Ler
Rachel de Queiroz sempre me traz a sensação de encontrar velhos conhecidos. O
lugar da minha infância, mesmo quando as personagens são tão diferentes de mim
parece que já ouvi falar daquele tipo em uma era remota. Talvez por isso sinta
tanta afeição pelas suas narrativas.
João
Miguel, personagem que dá título ao livro, é um homem comum que sob embriaguez
cometeu um crime. Um homicídio. E por causa deste ato de insensatez ébria acaba
preso. E a partir daí o cenário da narrativa é o cárcere. Um cárcere bem
peculiar, só possível no interior de uma cidadezinha nordestina dos anos 30,
onde os presos transitam com certa liberdade dentro das dependências da cadeia,
a exceção de João Miguel que ainda não foi para o sumário (ou seja, não foi
julgado e sentenciado) e permanece trancado.
Os
presos, “livres” na cadeia, mas aferrados ao compromisso resignado de cumprir
sua sentença, parecem submetidos a uma Lei moral ou apáticos demais para fugir.

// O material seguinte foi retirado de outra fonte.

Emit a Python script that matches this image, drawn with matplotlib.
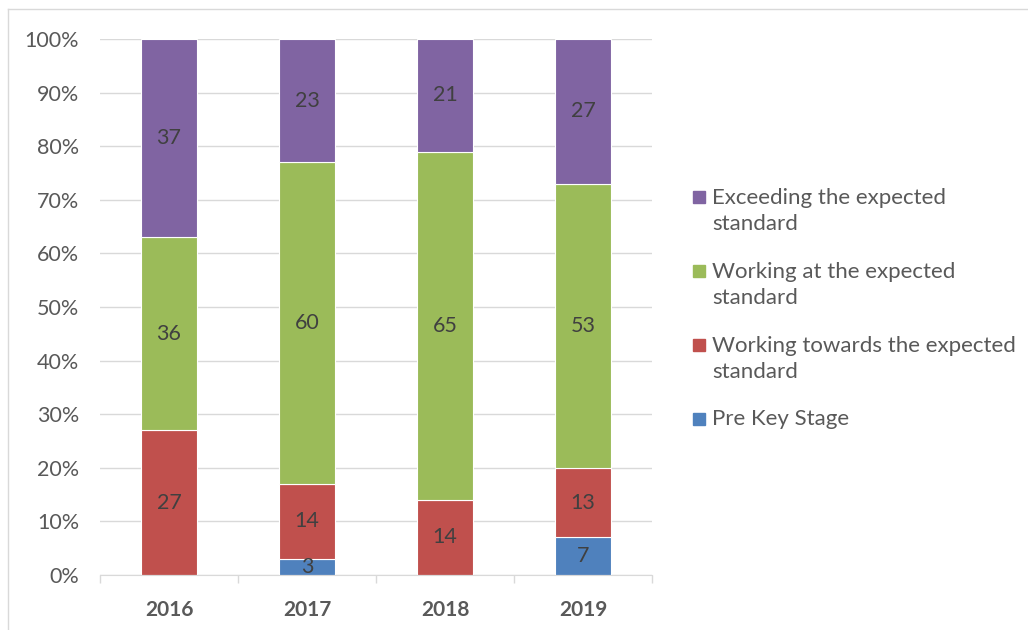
import matplotlib.pyplot as plt
from matplotlib.patches import Rectangle
from matplotlib.lines import Line2D
import numpy as np

plt.rcParams['font.family'] = ['Lato', 'DejaVu Sans']

years = ["2016", "2017", "2018", "2019"]
pre_key_stage = [0, 3, 0, 7]
working_towards = [27, 14, 14, 13]
working_at = [36, 60, 65, 53]
exceeding = [37, 23, 21, 27]

series_names = ["Pre Key Stage",
                "Working towards the expected\nstandard",
                "Working at the expected\nstandard",
                "Exceeding the expected\nstandard"]
series_values = [pre_key_stage, working_towards, working_at, exceeding]
series_colors = ["#4F81BD", "#C0504D", "#9BBB59", "#8064A2"]

text_col = "#595959"
label_col = "#404040"

fig = plt.figure(figsize=(10.28, 6.30), dpi=100)
ax = fig.add_axes([100 / 1028, 55 / 630, 552 / 1028, 536 / 630])

x = np.arange(len(years))
bottom = np.zeros(len(years))
for name, vals, col in zip(series_names, series_values, series_colors):
    vals = np.array(vals, dtype=float)
    ax.bar(x, vals, bottom=bottom, width=0.4, color=col,
           edgecolor="white", linewidth=0.8, zorder=3)
    for xi, b, v in zip(x, bottom, vals):
        if v > 0:
            ax.text(xi, b + v / 2, f"{int(v)}", ha="center", va="center",
                    fontsize=15.5, color=label_col, zorder=4)
    bottom += vals

ax.set_xlim(-0.5, len(years) - 0.5)
ax.set_ylim(0, 100)
ax.set_yticks(np.arange(0, 101, 10))
ax.set_yticklabels([f"{v}%" for v in range(0, 101, 10)])
ax.set_xticks(x)
ax.set_xticklabels(years, fontweight="bold")
ax.set_xticks(np.arange(-0.5, len(years)), minor=True)
ax.tick_params(axis="x", which="major", length=0, labelsize=15,
               labelcolor=text_col, pad=18)
ax.tick_params(axis="x", which="minor", length=6, color="#D9D9D9", width=1)
ax.tick_params(axis="y", length=0, labelsize=15.5, labelcolor=text_col, pad=15)
ax.grid(axis="y", color="#D9D9D9", linewidth=1, zorder=0)
for s in ["left", "right", "top"]:
    ax.spines[s].set_visible(False)
ax.spines["bottom"].set_color("#D9D9D9")
ax.spines["bottom"].set_zorder(5)

# legend, drawn by hand so the square sits on the first line
leg_items = list(zip(series_names, series_colors))[::-1]
leg_first_line = [197, 271, 345, 419]
for (name, col), ty in zip(leg_items, leg_first_line):
    fig.patches.append(Rectangle((693 / 1028, 1 - (ty + 6) / 630), 12 / 1028, 12 / 630,
                                 transform=fig.transFigure, color=col))
    n_lines = name.count("\n") + 1
    cy = ty + 14 * (n_lines - 1)
    fig.text(712 / 1028, 1 - cy / 630, name, ha="left", va="center",
             fontsize=16, color=text_col, linespacing=1.42,
             transform=fig.transFigure)

# outer chart border (top and left edges visible)
fig.add_artist(Line2D([8 / 1028, 1], [1 - 9 / 630, 1 - 9 / 630], color="#D9D9D9",
                      linewidth=1, transform=fig.transFigure))
fig.add_artist(Line2D([8 / 1028, 8 / 1028], [0, 1 - 9 / 630], color="#D9D9D9",
                      linewidth=1, transform=fig.transFigure))

fig.savefig("out.png", dpi=100)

Por exemplo, quando João Miguel, recém-chegado, questiona a outro preso, Zé
Milagreiro, o porquê de um terceiro preso não fugir visto que vive uma espécie de
regime semiaberto, Milagreiro responde: “Pra quê? Onde é que, fugindo, se
escondendo, ele podia viver melhor do que aqui? Só tem mesmo essa
obrigaçãozinha de vir dormir na cadeia”.
Em “João
Miguel” Rachel introduz uma breve discussão sobre o sistema penitenciário, sobre
sua validade e capacidade, ou não, de recuperação; discussão que me pareceu o
mais relevante deste livro. No entanto, as
personagens, apesar de aceitarem a pena resignadas, pareciam não sentir nenhum
remorso pelo assassinato cometido, o que me causou certo estranhamento.